Tampa's Gram's Place is like no other B&B. It's a breakout from the expected, a getaway to the unstructured, orchestrated by the theme of cosmic harmony and music that rarely stops.

By LANE DeGREGORY

© St. Petersburg Times, published January 25, 2001


TAMPA -- At 1 p.m. Saturday, the guests finally start stirring.

Rich picks up Coors Light cans in the courtyard. The gay couple from Fort Lauderdale brews coffee in the kitchen. Pol, who's from Belgium, reads a paperback on his bunk in the boxcar-shaped Train Room.

Everyone stayed up late last night.

It had been too cold to skinny dip in the Jacuzzi. So the host dropped a Pine Mountain Super Log into his outdoor wood stove, pulled up lawn chairs and a church pew and a hammock, got out his old guitar. In a voice thick with cigarettes, soft with feeling, he sang songs by Jimmie Rodgers, Hank Williams, Mick Jagger, Robert Johnson, George Strait. He told stories about the songs, the singers, the music.

Rich grabbed his own six-string and joined in on a Buffett chorus. One of the Lauderdale guys sang backup. Pol said he didn't play; all evening, his bare feet tapped in time.

Folks jammed and they talked and they listened and they drank and they traded tunes until their throats and fingers ached. The fire died. The beer ran out.

Guests started started stumbling toward their rooms.

"Cosmic!" the host proclaimed, raising a plastic cup of Wild Turkey toward the dawn. "Catch you in the morning!"

It's almost 2 p.m. now.

He's still asleep.

* * *

In the Yellow Pages, Gram's Place is listed as a bed and breakfast -- one of three in Tampa.

The sign on the gate says it's an "Artists' Retreat." The Web site calls it "The World's First and Only Bed and Breakfast, Guest House, Youth Hostel & Music Recording Studio." For tax purposes, it's exempted as a "Spiritual Sanctuary."

It's more like a crash pad.

Owner Mark Holland says all are welcome -- as long as they get it.

Gram's Place is two miles northwest of Ybor City, on the corner of Plymouth Street and N Ola Avenue, surrounded by a head-high wooden fence.

Two 1945 cottages are connected by brick walkways, shaded by ponytail palms, fig trees, old oaks oozing Spanish moss. Each house has its own courtyard constructed around a bubbling fountain. Holland dug the 1,000-gallon hot tub 5 feet deep, made it wide enough for six, trimmed it with blue painted tiles. He built a BYOB bar, presided over by pictures of Elvis and the Beatles. He wired stereo speakers to a 100-disc changer, so selections would be broadcast inside and out.

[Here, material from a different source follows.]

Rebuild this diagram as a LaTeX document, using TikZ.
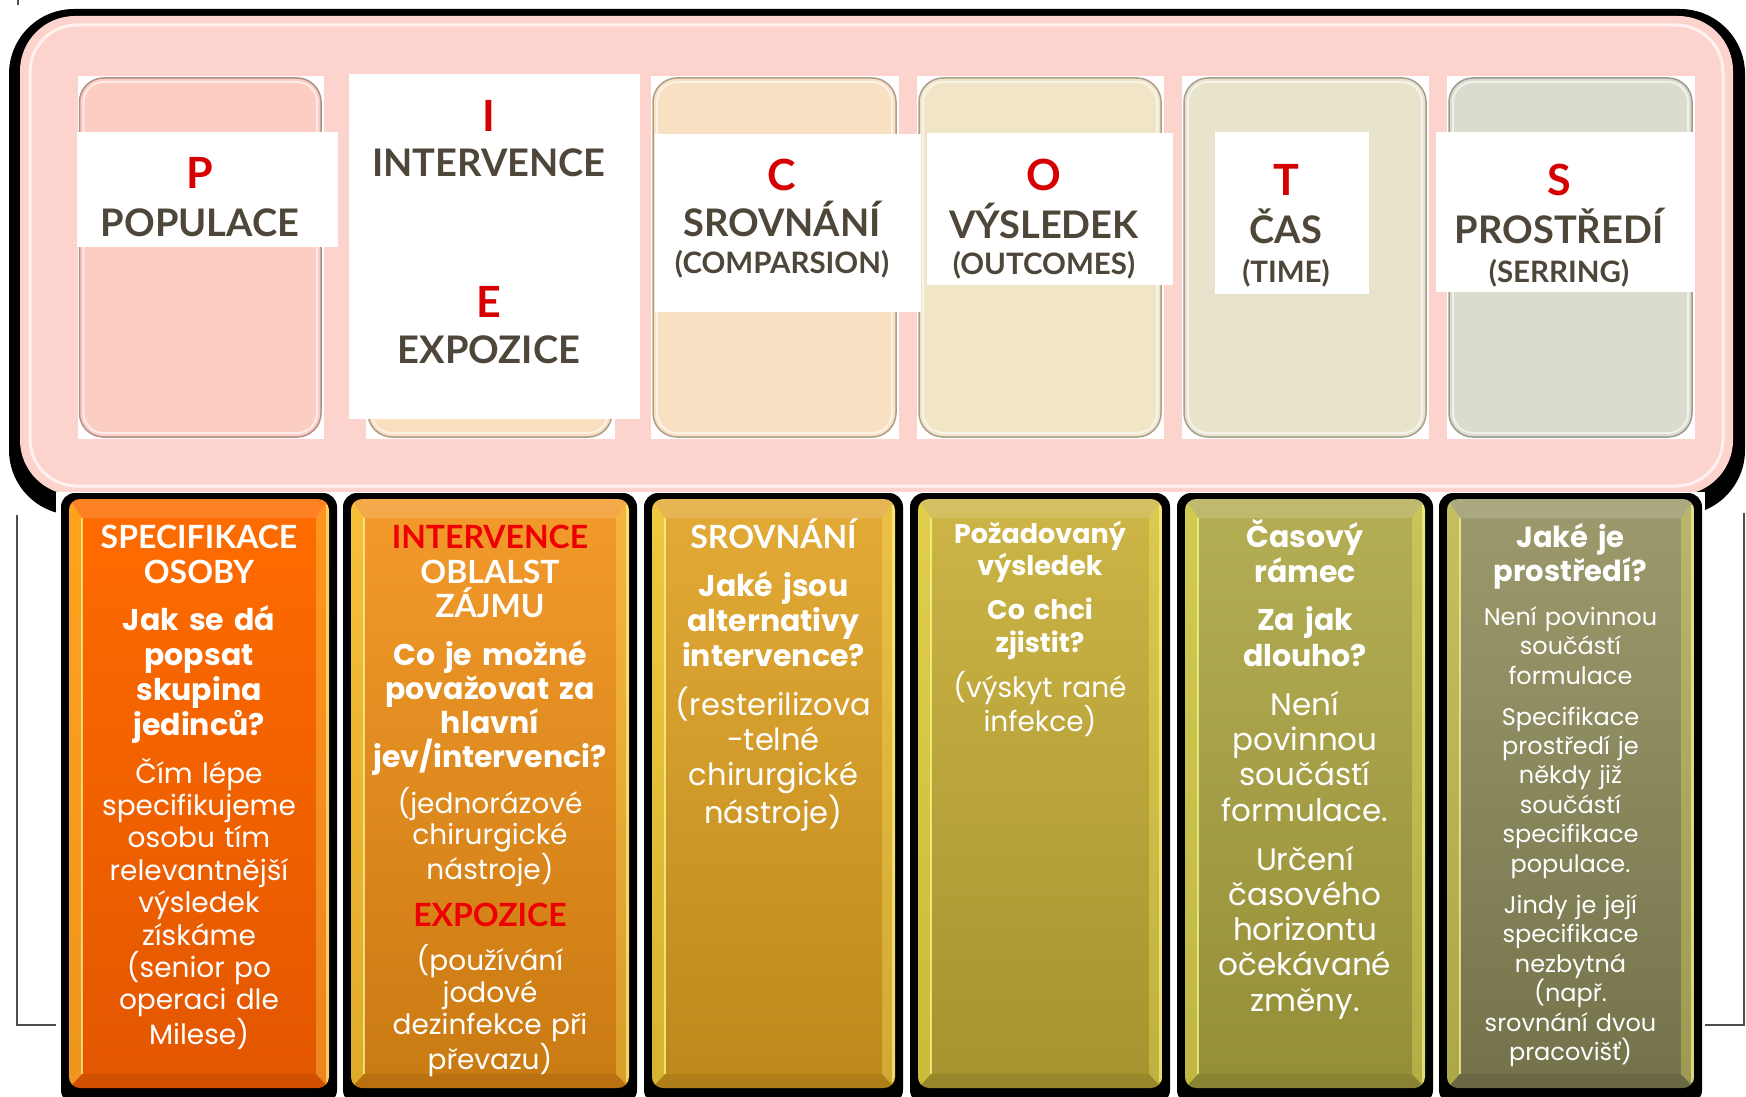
\documentclass[tikz,border=0pt]{standalone}
\usepackage{fontspec}
\setmainfont{Poppins}
\newfontfamily\hdfont{Lato}
\definecolor{pinkbg}{HTML}{FDD3CD}
\definecolor{txtgray}{HTML}{4E4639}
\definecolor{redl}{HTML}{D60000}
\definecolor{redc}{HTML}{EE0000}
\definecolor{cardP}{HTML}{FBCDC3}
\definecolor{cardI}{HTML}{F9DEC0}
\definecolor{cardC}{HTML}{F8E0C3}
\definecolor{cardO}{HTML}{F1E5C8}
\definecolor{cardT}{HTML}{E8E3CB}
\definecolor{cardS}{HTML}{DBDCCE}
\definecolor{ca1}{HTML}{FF6C00}\definecolor{cb1}{HTML}{E25600}
\definecolor{ca2}{HTML}{F39A2C}\definecolor{cb2}{HTML}{C97A12}
\definecolor{ca3}{HTML}{E3AA36}\definecolor{cb3}{HTML}{BD891C}
\definecolor{ca4}{HTML}{CDB546}\definecolor{cb4}{HTML}{A6932F}
\definecolor{ca5}{HTML}{B4AE55}\definecolor{cb5}{HTML}{958E38}
\definecolor{ca6}{HTML}{9D9B6D}\definecolor{cb6}{HTML}{74724A}
\newcommand\pcard[3]{%
  \fill[white] ({#1-2},76) rectangle ({#2+3},439);
  \fill[#3, draw=#3!70!black, line width=1.5pt, rounded corners=24pt] (#1,78) rectangle (#2,437);
  \draw[white, opacity=.6, line width=2pt, rounded corners=20pt] ({#1+4},82) rectangle ({#2-4},433);
}
\newcommand\pcol[4]{%
  \fill[black, rounded corners=14pt] (#1,493) rectangle (#2,1104);
  \begin{scope}
    \clip[rounded corners=11pt] ({#1+8},499) rectangle ({#2-8},1088);
    \shade[top color=#3, bottom color=#4] ({#1+8},499) rectangle ({#2-8},1088);
    \fill[yellow!70!white, opacity=.4] ({#1+8},499) -- ({#1+21},518) -- ({#1+21},1074) -- ({#1+8},1088) -- cycle;
    \fill[yellow!60!white, opacity=.3] ({#2-8},499) -- ({#2-21},518) -- ({#2-21},1074) -- ({#2-8},1088) -- cycle;
    \fill[white, opacity=.15] ({#1+8},499) -- ({#2-8},499) -- ({#2-21},518) -- ({#1+21},518) -- cycle;
    \fill[black, opacity=.08] ({#1+8},1088) -- ({#2-8},1088) -- ({#2-21},1074) -- ({#1+21},1074) -- cycle;
    \draw[yellow!40!white, opacity=.7, line width=2pt] ({#1+21},518) -- ({#1+21},1074);
    \draw[yellow!40!white, opacity=.6, line width=3pt] ({#2-9.5},505) -- ({#2-9.5},1082);
  \end{scope}
}
\tikzset{
  letter/.style={font=\hdfont\bfseries\fontsize{43}{43}\selectfont, text=redl, anchor=base, inner sep=0pt},
  word/.style={font=\hdfont\bfseries\fontsize{38}{38}\selectfont, text=txtgray, anchor=base, inner sep=0pt},
  subw/.style={font=\hdfont\bfseries\fontsize{29.5}{30}\selectfont, text=txtgray, anchor=base, inner sep=0pt},
  colhead/.style={font=\hdfont\bfseries\fontsize{32}{34.5}\selectfont, text=white, text width=300pt, align=center, anchor=base, inner sep=0pt},
  qb/.style 2 args={font=\bfseries\fontsize{#1}{#2}\selectfont, text=white, text width=300pt, align=center, anchor=base, inner sep=0pt},
  bd/.style 2 args={font=\fontsize{#1}{#2}\selectfont, text=white, text width=300pt, align=center, anchor=base, inner sep=0pt},
  thin/.style={line width=1.2pt, black!70},
}
\begin{document}
\begin{tikzpicture}[x=1pt,y=-1pt]
\useasboundingbox (0,0) rectangle (1746,1097);
\clip (0,0) rectangle (1746,1097);
\fill[white] (0,0) rectangle (1746,1097);
% thin frame behind
\coordinate (fl1) at (17,515); \coordinate (fl2) at (17,1025); \coordinate (fl3) at (57,1025);
\coordinate (fr1) at (1744,513); \coordinate (fr2) at (1744,1025); \coordinate (fr3) at (1705,1025);
\coordinate (tk1) at (18,0); \coordinate (tk2) at (18,5);
\draw[thin] (fl1) -- (fl2) -- (fl3);
\draw[thin] (fr1) -- (fr2) -- (fr3);
\draw[thin] (tk1) -- (tk2);
% big rounded frame
\fill[black, rounded corners=65pt] (9,9) rectangle (1745,515);
\fill[pinkbg, rounded corners=55pt] (20,16) rectangle (1733,495);
\draw[white, opacity=.7, line width=3pt, rounded corners=47pt] (30,25) rectangle (1723,486);
\fill[white] (56,492) rectangle (1705,1097);
% top cards
\pcard{79.5}{321}{cardP}
\pcard{368}{612}{cardI}
\pcard{653}{896}{cardC}
\pcard{919}{1161}{cardO}
\pcard{1184}{1426}{cardT}
\pcard{1449}{1692}{cardS}
% white labels
\fill[white] (77,132) rectangle (338,247);
\fill[white] (349,74) rectangle (640,419);
\fill[white] (655,134) rectangle (921,312);
\fill[white] (927,133) rectangle (1173,285);
\fill[white] (1215,132) rectangle (1369,294);
\fill[white] (1436,132) rectangle (1694,292);
\node[letter] (lp) at (200,188.5) {P};
\node[word] (wp) at (200,236.7) {POPULACE};
\node[letter] (li) at (489,131.5) {I};
\node[word] (wi) at (489,176.7) {INTERVENCE};
\node[letter] (le) at (489,317.5) {E};
\node[word] (we) at (489,363.7) {EXPOZICE};
\node[letter] (lc) at (782,190.5) {C};
\node[word] (wc) at (782,236.7) {SROVNÁNÍ};
\node[subw] (sc) at (782,273.6) {(COMPARSION)};
\node[letter] (lo) at (1044,190.5) {O};
\node[word] (wo) at (1044,238.7) {VÝSLEDEK};
\node[subw] (so) at (1044,274) {(OUTCOMES)};
\node[letter] (lt) at (1286,195.5) {T};
\node[word] (wt) at (1286,243.7) {ČAS};
\node[subw] (st) at (1286,282.6) {(TIME)};
\node[letter] (ls) at (1559,195.5) {S};
\node[word] (ws) at (1559,243.7) {PROSTŘEDÍ};
\node[subw] (ss) at (1559,282.6) {(SERRING)};
% bottom columns
\pcol{61}{337}{ca1}{cb1}
\pcol{343}{637}{ca2}{cb2}
\pcol{644}{903}{ca3}{cb3}
\pcol{910}{1170}{ca4}{cb4}
\pcol{1177}{1433}{ca5}{cb5}
\pcol{1439}{1702}{ca6}{cb6}
% column 1
\node[colhead] (h1) at (199,548.5) {SPECIFIKACE\\OSOBY};
\node[qb={30}{35.3}] (q1) at (199,630) {Jak se dá\\popsat\\skupina\\jedinců?};
\node[bd={28}{32.4}] (b1) at (199,783) {Čím lépe\\specifikujeme\\osobu tím\\relevantnější\\výsledek\\získáme\\(senior po\\operaci dle\\Milese)};
% column 2
\node[colhead] (h2) at (490,548.5) {\textcolor{redc}{INTERVENCE}\\OBLALST\\ZÁJMU};
\node[qb={30}{34}] (q2) at (490,665) {Co je možné\\považovat za\\hlavní\\jev/intervenci?};
\node[bd={28}{31.5}] (b2) at (490,813) {(jednorázové\\chirurgické\\nástroje)};
\node[colhead, text=redc] (h2b) at (490,926) {EXPOZICE};
\node[bd={28}{32.3}] (b2b) at (490,970) {(používání\\jodové\\dezinfekce při\\převazu)};
% column 3
\node[colhead] (h3) at (773.5,548.5) {SROVNÁNÍ};
\node[qb={30}{35}] (q3) at (773.5,596) {Jaké jsou\\alternativy\\intervence?};
\node[bd={30.5}{35.3}] (b3) at (773.5,715) {(resterilizova\\-telné\\chirurgické\\nástroje)};
% column 4
\node[qb={27}{32}] (h4) at (1040,543) {Požadovaný\\výsledek};
\node[qb={27}{33}] (q4) at (1040,619) {Co chci\\zjistit?};
\node[bd={28}{32}] (b4) at (1040,697) {(výskyt rané\\infekce)};
% column 5
\node[qb={30}{35}] (h5) at (1305,547) {Časový\\rámec};
\node[qb={30}{36}] (q5) at (1305,630) {Za jak\\dlouho?};
\node[bd={31}{35.4}] (b5) at (1305,715) {Není\\povinnou\\součástí\\formulace.};
\node[bd={31}{35.3}] (b5b) at (1305,870) {Určení\\časového\\horizontu\\očekávané\\změny.};
% column 6
\node[qb={29}{34}] (h6) at (1570.5,547) {Jaké je\\prostředí?};
\node[bd={24}{29.5}] (b6) at (1570.5,625) {Není povinnou\\součástí\\formulace};
\node[bd={24}{29.4}] (b6b) at (1570.5,725) {Specifikace\\prostředí je\\někdy již\\součástí\\specifikace\\populace.};
\node[bd={24}{29.5}] (b6c) at (1570.5,913) {Jindy je její\\specifikace\\nezbytná\\(např.\\srovnání dvou\\pracovišť)};
\end{tikzpicture}
\end{document}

He set up a 16-track digital recording studio in the basement. It includes a basic drum kit, two electric and two acoustic guitars, an electric and acoustic bass, a trumpet, tambourine, clarinet and Yamaha keyboard. Microphones dangle overhead.

Guests are encouraged to play these instruments. Sometimes, Holland even helps record sessions. He's hoping to produce a CD, sort of a greatest hits from Gram's Place.

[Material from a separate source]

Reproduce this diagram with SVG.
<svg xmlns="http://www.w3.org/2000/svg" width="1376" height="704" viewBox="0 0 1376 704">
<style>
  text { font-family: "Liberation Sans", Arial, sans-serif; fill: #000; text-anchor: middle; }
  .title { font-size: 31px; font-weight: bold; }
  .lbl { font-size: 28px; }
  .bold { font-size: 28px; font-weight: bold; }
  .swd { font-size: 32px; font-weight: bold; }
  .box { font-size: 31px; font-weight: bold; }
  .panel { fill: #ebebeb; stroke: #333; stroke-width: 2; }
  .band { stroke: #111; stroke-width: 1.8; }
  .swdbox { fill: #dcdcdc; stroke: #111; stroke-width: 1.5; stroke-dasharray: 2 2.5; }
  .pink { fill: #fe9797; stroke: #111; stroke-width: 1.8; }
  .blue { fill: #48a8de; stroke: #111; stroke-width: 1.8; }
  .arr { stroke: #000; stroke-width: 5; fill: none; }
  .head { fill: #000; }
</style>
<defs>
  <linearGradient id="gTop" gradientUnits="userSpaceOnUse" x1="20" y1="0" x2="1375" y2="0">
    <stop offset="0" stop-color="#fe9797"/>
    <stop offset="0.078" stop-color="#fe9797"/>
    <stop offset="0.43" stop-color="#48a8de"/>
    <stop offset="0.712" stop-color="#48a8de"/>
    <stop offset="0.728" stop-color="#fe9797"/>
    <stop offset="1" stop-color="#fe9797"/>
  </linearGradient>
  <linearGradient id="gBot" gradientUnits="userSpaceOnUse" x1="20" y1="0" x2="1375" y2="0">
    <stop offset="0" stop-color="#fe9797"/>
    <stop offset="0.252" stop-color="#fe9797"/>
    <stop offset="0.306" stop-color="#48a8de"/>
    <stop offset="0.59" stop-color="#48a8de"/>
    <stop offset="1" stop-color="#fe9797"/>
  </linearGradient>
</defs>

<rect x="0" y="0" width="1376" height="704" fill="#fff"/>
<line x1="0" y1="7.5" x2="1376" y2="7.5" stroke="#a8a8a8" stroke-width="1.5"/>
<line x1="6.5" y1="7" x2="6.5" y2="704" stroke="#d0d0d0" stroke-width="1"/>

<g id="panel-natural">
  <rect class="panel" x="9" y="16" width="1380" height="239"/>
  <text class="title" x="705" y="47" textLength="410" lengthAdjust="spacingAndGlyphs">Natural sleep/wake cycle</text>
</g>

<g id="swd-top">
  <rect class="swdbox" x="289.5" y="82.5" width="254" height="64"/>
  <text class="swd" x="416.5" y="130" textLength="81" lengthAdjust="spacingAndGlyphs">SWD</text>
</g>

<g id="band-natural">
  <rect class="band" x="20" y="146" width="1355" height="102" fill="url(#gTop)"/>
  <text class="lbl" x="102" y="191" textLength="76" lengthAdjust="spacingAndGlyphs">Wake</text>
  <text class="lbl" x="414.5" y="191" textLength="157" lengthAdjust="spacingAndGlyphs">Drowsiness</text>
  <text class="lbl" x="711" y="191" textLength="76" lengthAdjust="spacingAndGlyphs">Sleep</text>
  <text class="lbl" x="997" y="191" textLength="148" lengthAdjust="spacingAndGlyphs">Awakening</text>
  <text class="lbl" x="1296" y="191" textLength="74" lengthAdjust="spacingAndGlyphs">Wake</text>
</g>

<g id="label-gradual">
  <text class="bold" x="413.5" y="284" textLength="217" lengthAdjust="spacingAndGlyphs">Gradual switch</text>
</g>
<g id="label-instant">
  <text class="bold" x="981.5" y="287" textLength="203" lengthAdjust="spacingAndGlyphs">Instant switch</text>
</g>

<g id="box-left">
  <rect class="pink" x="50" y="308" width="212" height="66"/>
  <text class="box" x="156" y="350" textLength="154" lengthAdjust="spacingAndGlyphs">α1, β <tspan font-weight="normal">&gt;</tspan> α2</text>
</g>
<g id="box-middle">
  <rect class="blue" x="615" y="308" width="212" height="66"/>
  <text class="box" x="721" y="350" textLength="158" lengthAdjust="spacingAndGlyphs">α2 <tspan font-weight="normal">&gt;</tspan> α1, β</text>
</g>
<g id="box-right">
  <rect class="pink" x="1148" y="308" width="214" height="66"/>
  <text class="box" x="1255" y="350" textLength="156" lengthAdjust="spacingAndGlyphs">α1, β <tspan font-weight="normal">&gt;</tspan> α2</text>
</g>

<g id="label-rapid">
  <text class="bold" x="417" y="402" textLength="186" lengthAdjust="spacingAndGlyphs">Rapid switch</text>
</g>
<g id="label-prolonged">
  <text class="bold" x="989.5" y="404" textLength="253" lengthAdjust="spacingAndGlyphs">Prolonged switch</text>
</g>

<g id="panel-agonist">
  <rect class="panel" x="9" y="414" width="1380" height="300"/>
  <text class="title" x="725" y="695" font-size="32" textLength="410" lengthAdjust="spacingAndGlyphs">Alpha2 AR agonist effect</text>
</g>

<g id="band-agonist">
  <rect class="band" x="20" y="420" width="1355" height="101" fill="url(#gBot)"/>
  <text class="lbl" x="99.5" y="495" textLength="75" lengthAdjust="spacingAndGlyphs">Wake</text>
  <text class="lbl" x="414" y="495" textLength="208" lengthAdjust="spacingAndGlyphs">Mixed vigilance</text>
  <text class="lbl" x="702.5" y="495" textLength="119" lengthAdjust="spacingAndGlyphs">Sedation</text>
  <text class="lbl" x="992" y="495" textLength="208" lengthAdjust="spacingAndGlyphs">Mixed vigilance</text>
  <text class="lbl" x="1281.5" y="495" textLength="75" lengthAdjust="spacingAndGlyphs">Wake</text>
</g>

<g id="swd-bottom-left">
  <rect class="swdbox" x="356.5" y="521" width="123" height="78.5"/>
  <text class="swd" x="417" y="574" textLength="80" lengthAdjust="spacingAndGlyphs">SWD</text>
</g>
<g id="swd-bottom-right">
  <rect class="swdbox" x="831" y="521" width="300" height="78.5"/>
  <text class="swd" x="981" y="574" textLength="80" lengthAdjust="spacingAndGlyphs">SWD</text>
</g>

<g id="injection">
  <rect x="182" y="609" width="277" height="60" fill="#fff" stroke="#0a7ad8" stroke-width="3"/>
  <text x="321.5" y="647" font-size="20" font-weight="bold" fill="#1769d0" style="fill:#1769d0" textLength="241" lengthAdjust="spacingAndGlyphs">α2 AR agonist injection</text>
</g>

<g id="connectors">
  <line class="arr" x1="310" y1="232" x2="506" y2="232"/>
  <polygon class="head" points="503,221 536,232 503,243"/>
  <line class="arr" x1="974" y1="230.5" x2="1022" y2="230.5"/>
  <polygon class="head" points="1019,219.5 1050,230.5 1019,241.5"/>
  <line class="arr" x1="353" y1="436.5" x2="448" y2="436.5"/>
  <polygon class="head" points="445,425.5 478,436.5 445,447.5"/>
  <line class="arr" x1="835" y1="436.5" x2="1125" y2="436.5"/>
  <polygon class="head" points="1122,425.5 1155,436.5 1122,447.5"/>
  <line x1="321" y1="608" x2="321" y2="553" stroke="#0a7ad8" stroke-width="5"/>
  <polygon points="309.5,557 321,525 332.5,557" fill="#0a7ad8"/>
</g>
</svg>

Five rooms -- plus the Train Room -- are available to rent. There used to be six, but Rich checked into the Adventure loft with his girlfriend in September. Apparently the adventure is still happening, because they haven't checked out.

Each room is themed, with stick-on letters spelling out the name on the door. The Train Room just opened. Relix magazine wrote about it, and a dozen Deadheads christened the six bunks on New Year's Eve. An electric panel by the door has six buttons: Push one, a steam whistle wails in the distance; try another, a locomotive huffs down the tracks.

The Adventure Room, Holland says, is "that tree fort you always wanted as a kid, but could never steal enough lumber to build."

The rest of the rooms are dedicated to music.

In Room 6, the Jazz Room, Dizzy Gillespie blows his horn above the reading lamp; Louis Armstrong is framed on the far wall; Billie Holiday is belting out the blues beside the TV. Scratched 45s hang in between: Ella Fitzgerald, Duke Ellington, Ray Charles.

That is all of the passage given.